Nello specifico, veniva sottoposta alla Corte, nella sua massima espressione collegiale, la decisione circa la decorrenza, nel pubblico impiego contrattualizzato, della prescrizione dei crediti retributivi dei lavoratori assunti a seguito di procedura di stabilizzazione, dopo lo svolgimento di rapporti di lavoro regolari e dotati di stabilità reale.

Venivano quindi posti i seguenti quesiti:

  1. a) se la prescrizione dei crediti retributivi dei lavoratori nel pubblico impiego contrattualizzato debba decorrere dalla fine del rapporto, a termine o a tempo indeterminato, o, in caso di successione di rapporti, dalla cessazione dell'ultimo, come accade nel lavoro privato;
  2. b) se, nell'eventualità di abuso nella reiterazione di contratti a termine, seguita da stabilizzazione presso la stessa P.A. datrice di lavoro, la prescrizione dei crediti retributivi debba decorrere dal momento di tale stabilizzazione;
  3. c) se la prescrizione dei crediti retributivi, nell'ipotesi sub b), sia comunque preclusa, interrotta o sospesa ove la P.A. neghi il riconoscimento del servizio pregresso dei dipendenti.

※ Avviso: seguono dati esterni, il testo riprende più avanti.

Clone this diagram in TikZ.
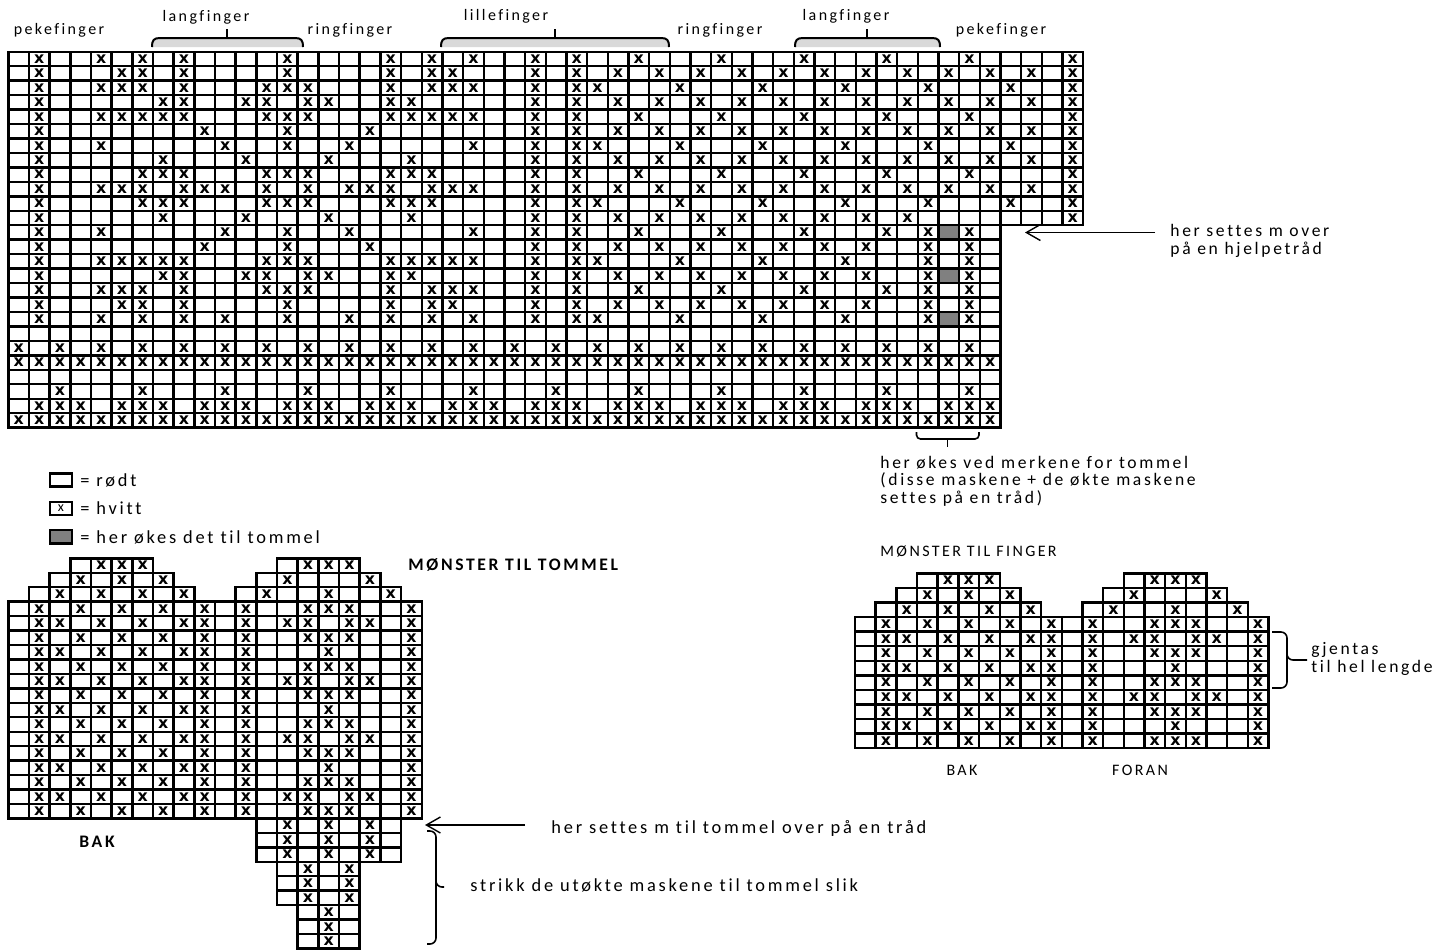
\documentclass[tikz,border=0pt]{standalone}
\usepackage{fontspec}
\setmainfont{Carlito}
\newfontfamily\sperret[LetterSpace=15,Ligatures={NoCommon}]{Carlito}
\newfontfamily\kryssfont{DejaVu Sans}
\usetikzlibrary{arrows.meta}

\definecolor{tommelgraa}{RGB}{128,128,128}
\definecolor{klammegraa}{RGB}{217,217,217}

% rader i tommel- og fingermonsteret, #1 = siste hele rad
\newcommand{\hanskerader}[1]{%
  \foreach \r/\a/\b in {0/3/6,1/2/7,2/1/8}
    \foreach \c in {\a,...,\b} {
      \draw[rute] (\c,\r) rectangle ++(1,1);
      \draw[rute] (\c+10,\r) rectangle ++(1,1);
    }
  \foreach \r in {3,...,#1}
    \foreach \c in {0,...,19}
      \draw[rute] (\c,\r) rectangle ++(1,1);
  \foreach \r/\xs in {
    0/{4,5,6,14,15,16},
    1/{3,5,7,13,17},
    2/{2,4,6,8,12,15,18},
    3/{1,3,5,7,9,11,14,15,16,19},
    4/{1,2,4,6,8,9,11,13,14,16,17,19},
    5/{1,3,5,7,9,11,14,15,16,19},
    6/{1,2,4,6,8,9,11,15,19},
    7/{1,3,5,7,9,11,14,15,16,19},
    8/{1,2,4,6,8,9,11,13,14,16,17,19},
    9/{1,3,5,7,9,11,14,15,16,19},
    10/{1,2,4,6,8,9,11,15,19},
    11/{1,3,5,7,9,11,14,15,16,19},
    12/{1,2,4,6,8,9,11,13,14,16,17,19},
    13/{1,3,5,7,9,11,14,15,16,19},
    14/{1,2,4,6,8,9,11,15,19},
    15/{1,3,5,7,9,11,14,15,16,19},
    16/{1,2,4,6,8,9,11,13,14,16,17,19},
    17/{1,3,5,7,9,11,14,15,16,19}}
    {\ifnum\r>#1\else
      \foreach \c in \xs \node[kryss] at (\c+0.5,\r+0.5) {x};
    \fi}
}

\begin{document}
\begin{tikzpicture}[x=0.5pt, y=-0.5pt,
  rute/.style={draw=black, line width=1.2pt},
  linje/.style={black, line width=1.2pt, line cap=rect},
  kryss/.style={font=\kryssfont\bfseries\fontsize{7.9}{7.9}\selectfont, inner sep=0pt},
  tekst/.style={font=\sperret\fontsize{9.2}{9}\selectfont, inner sep=0pt, align=left},
  smaltekst/.style={tekst, font=\sperret\fontsize{8.8}{8.8}\selectfont},
  fingernavn/.style={tekst, font=\sperret\fontsize{8}{8}\selectfont},
  overskrift/.style={tekst, font=\sperret\bfseries\fontsize{8.8}{8.8}\selectfont},
  legendrute/.style={rute, minimum width=10.8pt, minimum height=6.6pt, inner sep=0pt,
    font=\fontsize{7}{7}\selectfont},
  pil/.style={-{Straight Barb[length=7pt,width=8pt]}, line width=0.7pt},
  klammer/.style={black, line width=0.8pt},
  klamme/.style={fill=klammegraa, draw=black, line width=1pt},
]
\useasboundingbox (0,0) rectangle (1440,950);

% fingrene
\foreach \a/\m/\b in {152/227/303, 441/555/669, 795/867/940} {
  \filldraw[klamme] (\a,47) .. controls (\a,40) and (\a+2,38) .. (\a+8,38)
    -- (\b-8,38) .. controls (\b-2,38) and (\b,40) .. (\b,47);
  \draw[klammer, line width=1.4pt] (\m,38) -- (\m,29);
}
\node[fingernavn] (peke1) at (59,30) {pekefinger};
\node[fingernavn] (lang1) at (206,17) {langfinger};
\node[fingernavn] (ring1) at (350,30) {ringfinger};
\node[fingernavn] (lille) at (506,16) {lillefinger};
\node[fingernavn] (ring2) at (720,30) {ringfinger};
\node[fingernavn] (lang2) at (846,16) {langfinger};
\node[fingernavn] (peke2) at (1001,30) {pekefinger};

% hovedmonsteret
\begin{scope}[shift={(4.15pt,-25.85pt)}, x=10.335pt, y=-7.23pt]
  \foreach \r in {12,15,18} \fill[tommelgraa] (45,\r) rectangle ++(1,1);
  \foreach \r in {0,...,12} \draw[linje] (0,\r) -- (52,\r);
  \foreach \r in {13,...,26} \draw[linje] (0,\r) -- (48,\r);
  \foreach \c in {0,...,48} \draw[linje] (\c,0) -- (\c,26);
  \foreach \c in {49,...,52} \draw[linje] (\c,0) -- (\c,12);
  \foreach \r/\xs in {
    0/{1,4,6,8,13,18,20,22,25,27,30,34,38,42,46,51},
    1/{1,5,6,8,13,18,20,21,25,27,29,31,33,35,37,39,41,43,45,47,49,51},
    2/{1,4,5,6,8,12,13,14,18,20,21,22,25,27,28,32,36,40,44,48,51},
    3/{1,7,8,11,12,14,15,18,19,25,27,29,31,33,35,37,39,41,43,45,47,49,51},
    4/{1,4,5,6,7,8,12,13,14,18,19,20,21,22,25,27,30,34,38,42,46,51},
    5/{1,9,13,17,25,27,29,31,33,35,37,39,41,43,45,47,49,51},
    6/{1,4,10,13,16,22,25,27,28,32,36,40,44,48,51},
    7/{1,7,11,15,19,25,27,29,31,33,35,37,39,41,43,45,47,49,51},
    8/{1,6,7,8,12,13,14,18,19,20,25,27,30,34,38,42,46,51},
    9/{1,4,5,6,8,9,10,12,14,16,17,18,20,21,22,25,27,29,31,33,35,37,39,41,43,45,47,49,51},
    10/{1,6,7,8,12,13,14,18,19,20,25,27,28,32,36,40,44,48,51},
    11/{1,7,11,15,19,25,27,29,31,33,35,37,39,41,43,51},
    12/{1,4,10,13,16,22,25,27,30,34,38,42,44,46},
    13/{1,9,13,17,25,27,29,31,33,35,37,39,41,44,46},
    14/{1,4,5,6,7,8,12,13,14,18,19,20,21,22,25,27,28,32,36,40,44,46},
    15/{1,7,8,11,12,14,15,18,19,25,27,29,31,33,35,37,39,41,44,46},
    16/{1,4,5,6,8,12,13,14,18,20,21,22,25,27,30,34,38,42,44,46},
    17/{1,5,6,8,13,18,20,21,25,27,29,31,33,35,37,39,41,44,46},
    18/{1,4,6,8,10,13,16,18,20,22,25,27,28,32,36,40,44,46}}
    {\foreach \c in \xs \node[kryss] at (\c+0.5,\r+0.5) {x};}
  % bord nederst
  \foreach \c in {0,2,...,46} \node[kryss] at (\c+0.5,20.5) {x};
  \foreach \c in {0,...,47} \node[kryss] at (\c+0.5,21.5) {x};
  \foreach \c in {2,6,...,46} \node[kryss] at (\c+0.5,23.5) {x};
  \foreach \c in {0,4,...,44}
    \foreach \d in {1,2,3} \node[kryss] at (\c+\d+0.5,24.5) {x};
  \foreach \c in {0,...,47} \node[kryss] at (\c+0.5,25.5) {x};
\end{scope}

\coordinate (hjelpestart) at (1155,232.5);
\coordinate (hjelpespiss) at (1025,232.5);
\draw[pil] (hjelpestart) -- (hjelpespiss);
\node[smaltekst, anchor=west] (hjelpetekst) at (1170,241) {her settes m over\\på en hjelpetråd};

\draw[klammer, rounded corners=2pt] (916.5,432) -- (916.5,439) -- (979,439) -- (979,432);
\draw[klammer] (947.5,439) -- (947.5,447);
\node[smaltekst, anchor=west] (okestekst) at (880,481)
  {her økes ved merkene for tommel\\(disse maskene + de økte maskene\\settes på en tråd)};

% forklaring
\node[legendrute] (rodtrute) at (61,480) {};
\node[legendrute] (hvittrute) at (61,508.3) {x};
\node[legendrute, fill=tommelgraa] (graarute) at (61,536.7) {};
\node[tekst, anchor=west] (rodt) at (80,480) {= rødt};
\node[tekst, anchor=west] (hvitt) at (80,508) {= hvitt};
\node[tekst, anchor=west] (graa) at (80,537) {= her økes det til tommel};

% tommel
\node[overskrift, anchor=west] (tommeltittel) at (408,565) {MØNSTER TIL TOMMEL};
\begin{scope}[shift={(4.15pt,-279.15pt)}, x=10.335pt, y=-7.225pt]
  \hanskerader{17}
  \foreach \r/\a/\b in {18/12/18,19/12/18,20/12/18,21/13/16,22/13/16,23/13/16,
      24/14/16,25/14/16,26/14/16}
    \foreach \c in {\a,...,\b} \draw[rute] (\c,\r) rectangle ++(1,1);
  \foreach \r/\xs in {18/{13,15,17},19/{13,15,17},20/{13,15,17},21/{14,16},
      22/{14,16},23/{14,16},24/{15},25/{15},26/{15}}
    {\foreach \c in \xs \node[kryss] at (\c+0.5,\r+0.5) {x};}
\end{scope}
\node[overskrift] (bak1) at (97,842) {BAK};

\coordinate (tommelstart) at (525,825);
\coordinate (tommelspiss) at (425,825);
\draw[pil] (tommelstart) -- (tommelspiss);
\node[tekst, anchor=west] (tommeltekst) at (551,828) {her settes m til tommel over på en tråd};
\draw[klammer, rounded corners=3pt] (427,831) -- (436,831) -- (436,887) -- (444,887);
\draw[klammer, rounded corners=3pt] (436,880) -- (436,944) -- (427,944);
\node[tekst, anchor=west] (striktekst) at (470,885) {strikk de utøkte maskene til tommel slik};

% finger
\node[fingernavn, anchor=west] (fingertittel) at (880,552) {MØNSTER TIL FINGER};
\begin{scope}[shift={(427.5pt,-286.65pt)}, x=10.335pt, y=-7.29pt]
  \hanskerader{11}
\end{scope}
\node[fingernavn] (bak2) at (962,770) {BAK};
\node[fingernavn] (foran) at (1140,770) {FORAN};
\draw[klammer, rounded corners=3pt] (1272,632) -- (1287,632) -- (1287,660) -- (1307,660);
\draw[klammer, rounded corners=3pt] (1287,652) -- (1287,688) -- (1272,688);
\node[smaltekst, anchor=west] (gjentas) at (1311,659) {gjentas\\til hel lengde};
\end{tikzpicture}
\end{document}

La soluzione proposta dalla Corte

Il potenziale contrasto nasceva dal fatto che, mentre per il rapporto di lavoro pubblico contrattualizzato, la giurisprudenza prevalente aveva individuato il decorso del termine di prescrizione dei diritti contributivi dal momento della loro progressiva insorgenza (in costanza di rapporto), ovvero dalla cessazione per quelli che invece traevano origine da quest’ultima; nel rapporto di lavoro privato a tempo indeterminato veniva invece ricondotto al momento della cessazione del rapporto, da cui la verifica se una tale soluzione potesse applicarsi anche al settore pubblico.

La Corte ha quindi osservato che, nell’ambito del pubblico impiego privatizzato, viene in rilievo l’art. 97 Cost. che, di fatto, prevede la tutela del buon andamento e la imparzialità della amministrazione pubblica, per cui non è possibile individuare quella situazione di soggezione psicologica del soggetto nei confronti del potere statale, essendo garantita la stabilità del rapporto attraverso una serie di misura attivabili anche a garanzia degli interessi collettivi.

La validità del caso

Questo ragionamento – a detta della Corte – rimane valido anche in caso di reiterazione di contratti a tempo determinato dal momento che l’eventuale mancato rinnovo integra, tutt’al più, una “mera aspettativa di fatto, non giustiziabile per la sua irrilevanza giuridica”, mentre in caso di illegittimità del recesso, è prevista già ampia possibilità di tutela invocando la condanna al pagamento delle retribuzioni dovute ed al risarcimento del danno.

Pertanto, a seguito di approfondito excursus giurisprudenziale, le Sezioni Unite hanno dunque avallato l’orientamento giurisprudenziale prevalente, ribadendo il principio secondo cui la prescrizione dei crediti retributivi dei lavoratori nel pubblico impiego contrattualizzato deve decorrere sempre – tanto in caso di rapporto a tempo indeterminato, tanto di rapporto a tempo determinato, così come di successione di rapporti a tempo determinato – in costanza di rapporto (dal momento di loro progressiva insorgenza) o dalla sua cessazione (per quelli originati da essa), attesa l’impossibilità di configurare un fondato timore nel lavoratore.